● What is being asked
Restate the whole listing word for word. Pictures are left out.

● Data extract
════════
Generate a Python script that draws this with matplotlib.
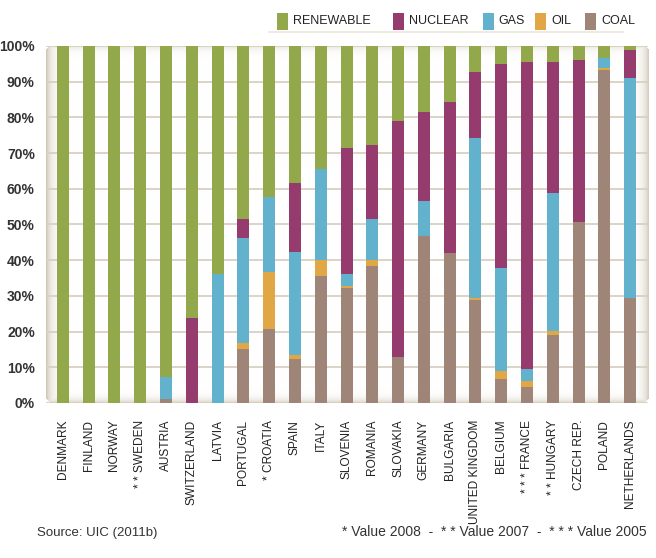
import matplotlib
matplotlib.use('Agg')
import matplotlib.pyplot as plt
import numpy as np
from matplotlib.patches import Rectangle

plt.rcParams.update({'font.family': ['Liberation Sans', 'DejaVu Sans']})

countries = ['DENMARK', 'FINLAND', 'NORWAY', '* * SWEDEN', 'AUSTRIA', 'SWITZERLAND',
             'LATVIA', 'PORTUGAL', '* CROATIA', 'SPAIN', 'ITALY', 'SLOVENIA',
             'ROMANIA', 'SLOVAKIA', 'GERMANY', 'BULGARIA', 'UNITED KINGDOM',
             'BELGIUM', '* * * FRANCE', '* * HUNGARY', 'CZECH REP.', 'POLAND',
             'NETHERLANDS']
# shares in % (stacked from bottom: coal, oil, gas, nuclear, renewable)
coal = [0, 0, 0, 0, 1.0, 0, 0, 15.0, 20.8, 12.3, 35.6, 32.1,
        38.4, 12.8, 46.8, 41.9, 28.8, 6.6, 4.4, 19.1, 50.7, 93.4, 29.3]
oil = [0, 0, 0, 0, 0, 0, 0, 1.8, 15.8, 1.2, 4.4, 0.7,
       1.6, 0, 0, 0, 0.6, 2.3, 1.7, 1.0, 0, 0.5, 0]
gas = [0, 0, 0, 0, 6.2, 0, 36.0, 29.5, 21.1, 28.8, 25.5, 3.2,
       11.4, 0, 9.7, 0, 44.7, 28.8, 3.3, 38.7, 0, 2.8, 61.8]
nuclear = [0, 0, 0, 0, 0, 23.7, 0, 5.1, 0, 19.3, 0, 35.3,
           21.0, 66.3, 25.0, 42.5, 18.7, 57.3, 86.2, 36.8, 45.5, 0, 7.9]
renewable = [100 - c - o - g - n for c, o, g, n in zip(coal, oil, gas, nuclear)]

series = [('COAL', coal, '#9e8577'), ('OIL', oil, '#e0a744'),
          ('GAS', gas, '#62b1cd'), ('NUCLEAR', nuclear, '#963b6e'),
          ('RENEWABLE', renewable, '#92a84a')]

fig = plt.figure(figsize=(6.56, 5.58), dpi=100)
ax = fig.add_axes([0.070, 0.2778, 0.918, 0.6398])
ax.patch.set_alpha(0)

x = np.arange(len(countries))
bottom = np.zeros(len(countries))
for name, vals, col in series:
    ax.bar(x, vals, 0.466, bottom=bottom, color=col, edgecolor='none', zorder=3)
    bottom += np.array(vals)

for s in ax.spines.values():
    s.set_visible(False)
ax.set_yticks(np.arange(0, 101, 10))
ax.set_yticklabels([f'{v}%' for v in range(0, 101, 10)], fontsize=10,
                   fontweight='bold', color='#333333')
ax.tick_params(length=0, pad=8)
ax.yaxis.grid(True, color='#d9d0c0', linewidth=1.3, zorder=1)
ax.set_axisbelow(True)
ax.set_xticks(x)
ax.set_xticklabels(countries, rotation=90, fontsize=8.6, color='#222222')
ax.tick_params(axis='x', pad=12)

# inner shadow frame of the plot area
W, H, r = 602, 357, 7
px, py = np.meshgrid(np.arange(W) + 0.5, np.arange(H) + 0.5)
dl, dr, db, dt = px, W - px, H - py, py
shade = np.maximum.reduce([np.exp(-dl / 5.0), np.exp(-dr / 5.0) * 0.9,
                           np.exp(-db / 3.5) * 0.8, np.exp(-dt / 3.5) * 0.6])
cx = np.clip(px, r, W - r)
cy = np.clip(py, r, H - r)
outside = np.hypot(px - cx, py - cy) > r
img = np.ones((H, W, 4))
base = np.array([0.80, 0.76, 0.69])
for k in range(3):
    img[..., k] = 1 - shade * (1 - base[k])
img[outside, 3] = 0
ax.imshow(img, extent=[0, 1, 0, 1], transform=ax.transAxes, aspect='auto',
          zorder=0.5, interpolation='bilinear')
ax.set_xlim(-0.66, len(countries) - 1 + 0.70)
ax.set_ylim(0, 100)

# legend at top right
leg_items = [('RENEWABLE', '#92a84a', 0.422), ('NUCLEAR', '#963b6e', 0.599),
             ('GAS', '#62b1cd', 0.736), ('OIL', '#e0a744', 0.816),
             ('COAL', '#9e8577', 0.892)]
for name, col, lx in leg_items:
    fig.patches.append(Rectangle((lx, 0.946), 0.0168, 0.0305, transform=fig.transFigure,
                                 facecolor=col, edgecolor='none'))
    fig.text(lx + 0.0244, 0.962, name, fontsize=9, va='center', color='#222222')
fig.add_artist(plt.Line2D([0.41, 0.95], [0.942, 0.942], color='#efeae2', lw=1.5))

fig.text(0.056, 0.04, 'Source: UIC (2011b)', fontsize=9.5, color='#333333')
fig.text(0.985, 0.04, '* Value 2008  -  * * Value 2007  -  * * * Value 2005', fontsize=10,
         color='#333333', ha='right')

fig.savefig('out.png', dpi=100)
════════
● Correct response
Generate a Python script that draws this with matplotlib.
import matplotlib
matplotlib.use('Agg')
import matplotlib.pyplot as plt
import numpy as np
from matplotlib.patches import Rectangle

plt.rcParams.update({'font.family': ['Liberation Sans', 'DejaVu Sans']})

countries = ['DENMARK', 'FINLAND', 'NORWAY', '* * SWEDEN', 'AUSTRIA', 'SWITZERLAND',
             'LATVIA', 'PORTUGAL', '* CROATIA', 'SPAIN', 'ITALY', 'SLOVENIA',
             'ROMANIA', 'SLOVAKIA', 'GERMANY', 'BULGARIA', 'UNITED KINGDOM',
             'BELGIUM', '* * * FRANCE', '* * HUNGARY', 'CZECH REP.', 'POLAND',
             'NETHERLANDS']
# shares in % (stacked from bottom: coal, oil, gas, nuclear, renewable)
coal = [0, 0, 0, 0, 1.0, 0, 0, 15.0, 20.8, 12.3, 35.6, 32.1,
        38.4, 12.8, 46.8, 41.9, 28.8, 6.6, 4.4, 19.1, 50.7, 93.4, 29.3]
oil = [0, 0, 0, 0, 0, 0, 0, 1.8, 15.8, 1.2, 4.4, 0.7,
       1.6, 0, 0, 0, 0.6, 2.3, 1.7, 1.0, 0, 0.5, 0]
gas = [0, 0, 0, 0, 6.2, 0, 36.0, 29.5, 21.1, 28.8, 25.5, 3.2,
       11.4, 0, 9.7, 0, 44.7, 28.8, 3.3, 38.7, 0, 2.8, 61.8]
nuclear = [0, 0, 0, 0, 0, 23.7, 0, 5.1, 0, 19.3, 0, 35.3,
           21.0, 66.3, 25.0, 42.5, 18.7, 57.3, 86.2, 36.8, 45.5, 0, 7.9]
renewable = [100 - c - o - g - n for c, o, g, n in zip(coal, oil, gas, nuclear)]

series = [('COAL', coal, '#9e8577'), ('OIL', oil, '#e0a744'),
          ('GAS', gas, '#62b1cd'), ('NUCLEAR', nuclear, '#963b6e'),
          ('RENEWABLE', renewable, '#92a84a')]

fig = plt.figure(figsize=(6.56, 5.58), dpi=100)
ax = fig.add_axes([0.070, 0.2778, 0.918, 0.6398])
ax.patch.set_alpha(0)

x = np.arange(len(countries))
bottom = np.zeros(len(countries))
for name, vals, col in series:
    ax.bar(x, vals, 0.466, bottom=bottom, color=col, edgecolor='none', zorder=3)
    bottom += np.array(vals)

for s in ax.spines.values():
    s.set_visible(False)
ax.set_yticks(np.arange(0, 101, 10))
ax.set_yticklabels([f'{v}%' for v in range(0, 101, 10)], fontsize=10,
                   fontweight='bold', color='#333333')
ax.tick_params(length=0, pad=8)
ax.yaxis.grid(True, color='#d9d0c0', linewidth=1.3, zorder=1)
ax.set_axisbelow(True)
ax.set_xticks(x)
ax.set_xticklabels(countries, rotation=90, fontsize=8.6, color='#222222')
ax.tick_params(axis='x', pad=12)

# inner shadow frame of the plot area
W, H, r = 602, 357, 7
px, py = np.meshgrid(np.arange(W) + 0.5, np.arange(H) + 0.5)
dl, dr, db, dt = px, W - px, H - py, py
shade = np.maximum.reduce([np.exp(-dl / 5.0), np.exp(-dr / 5.0) * 0.9,
                           np.exp(-db / 3.5) * 0.8, np.exp(-dt / 3.5) * 0.6])
cx = np.clip(px, r, W - r)
cy = np.clip(py, r, H - r)
outside = np.hypot(px - cx, py - cy) > r
img = np.ones((H, W, 4))
base = np.array([0.80, 0.76, 0.69])
for k in range(3):
    img[..., k] = 1 - shade * (1 - base[k])
img[outside, 3] = 0
ax.imshow(img, extent=[0, 1, 0, 1], transform=ax.transAxes, aspect='auto',
          zorder=0.5, interpolation='bilinear')
ax.set_xlim(-0.66, len(countries) - 1 + 0.70)
ax.set_ylim(0, 100)

# legend at top right
leg_items = [('RENEWABLE', '#92a84a', 0.422), ('NUCLEAR', '#963b6e', 0.599),
             ('GAS', '#62b1cd', 0.736), ('OIL', '#e0a744', 0.816),
             ('COAL', '#9e8577', 0.892)]
for name, col, lx in leg_items:
    fig.patches.append(Rectangle((lx, 0.946), 0.0168, 0.0305, transform=fig.transFigure,
                                 facecolor=col, edgecolor='none'))
    fig.text(lx + 0.0244, 0.962, name, fontsize=9, va='center', color='#222222')
fig.add_artist(plt.Line2D([0.41, 0.95], [0.942, 0.942], color='#efeae2', lw=1.5))

fig.text(0.056, 0.04, 'Source: UIC (2011b)', fontsize=9.5, color='#333333')
fig.text(0.985, 0.04, '* Value 2008  -  * * Value 2007  -  * * * Value 2005', fontsize=10,
         color='#333333', ha='right')

fig.savefig('out.png', dpi=100)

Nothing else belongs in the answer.